T.C. Boyle: Talk Talk

T.C. Boyle: Talk Talk

After Drop City, a sprawling masterpiece about an ill-fated Alaskan hippie settlement, and The Inner Circle, an exacting, historically rich portrait of sex scholar Alfred Kinsey, even an author of T.C. Boyle's considerable gifts would have trouble coming up with an encore. So rather than trying to top himself, Boyle shifts back a few gears with Talk Talk, a minor thriller about identity theft that evolves naturally into a study on the slippery nature of identity itself. When someone steals your credit information and starts a separate life in your name, do you feel like yourself any more? And if thieves make a living switching from one phony persona to the next, how much can they claim to be themselves? Needless to say, as victim and perpetrator draw closer in proximity, Boyle finds that their similarities are more striking than their differences.

The opening pages detail a nightmare of wrongful accusation: On her way to a teaching job at the San Roque School for the Deaf, Dana Halter gets stopped by a police officer for running a stop sign. Expecting to get off with a warning, she's instead handcuffed and thrown in jail for a laundry list of crimes she didn't commit.
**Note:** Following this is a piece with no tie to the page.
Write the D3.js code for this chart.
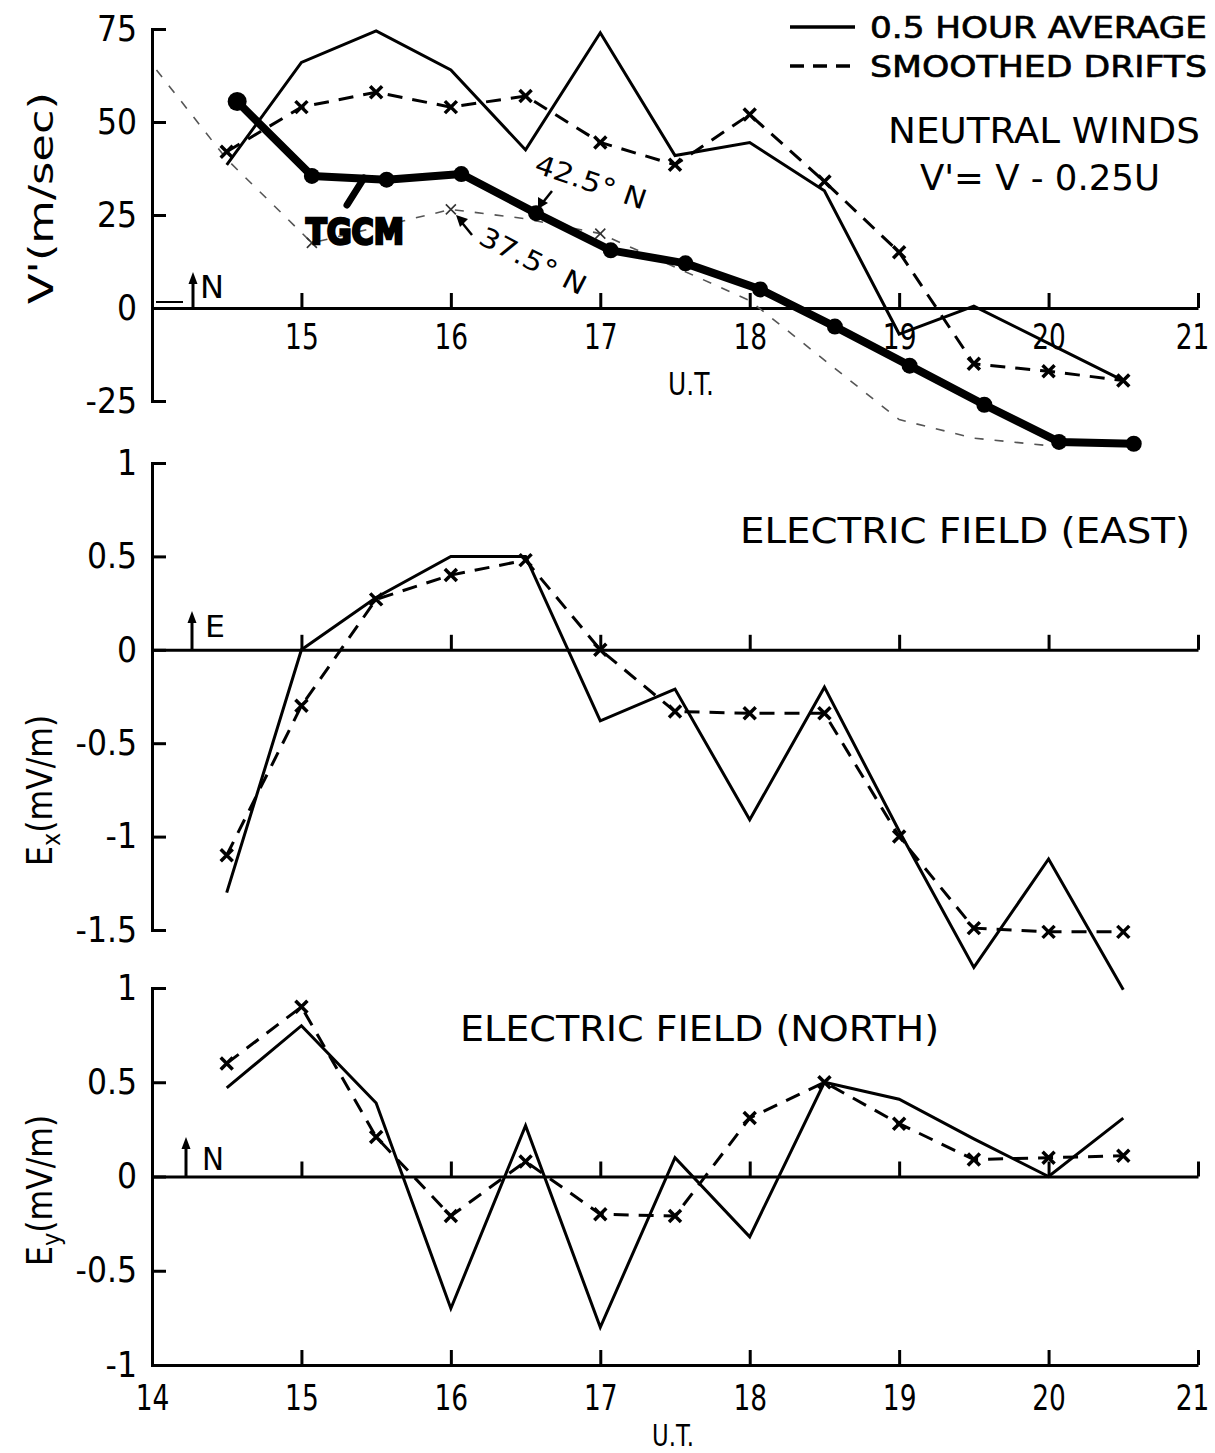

Despite the best efforts of her boyfriend Bridger Martin, Dana spends a weekend in jail—an experience made infinitely more harrowing by her deafness—before the court system figures out that another person has stolen her identity and is currently posing as Dana Halter. Nevertheless, enough damage has been done to cost her the teaching job and trap her credit in a bureaucratic forest. When a little amateur sleuthing reveals the thief to be William "Peck" Wilson, Dana and Bridger head off to Northern California and beyond to track him down. Only now, Peck is going by a new alias: Bridger Martin.

Loaded with shrewd observations on everything from a how-to lesson in professional identity fraud to cooking the perfect osso bucco, Talk Talk gets a lift from Boyle's offhand observation even as its thriller plotting goes a little stale. Cutting back and forth between Dana/Bridger and Peck, who isn't entirely unsympathetic as he grasps desperately at an expensive lifestyle, Boyle discovers an ugly common denominator in Dana and Peck's vengeful natures. Both feel violated, no matter that the latter has done most of the violating. Their conflict comes to an abrupt, unsatisfying conclusion, but Boyle's brisk pacing and typically delectable prose make even his letdowns seem improbably graceful.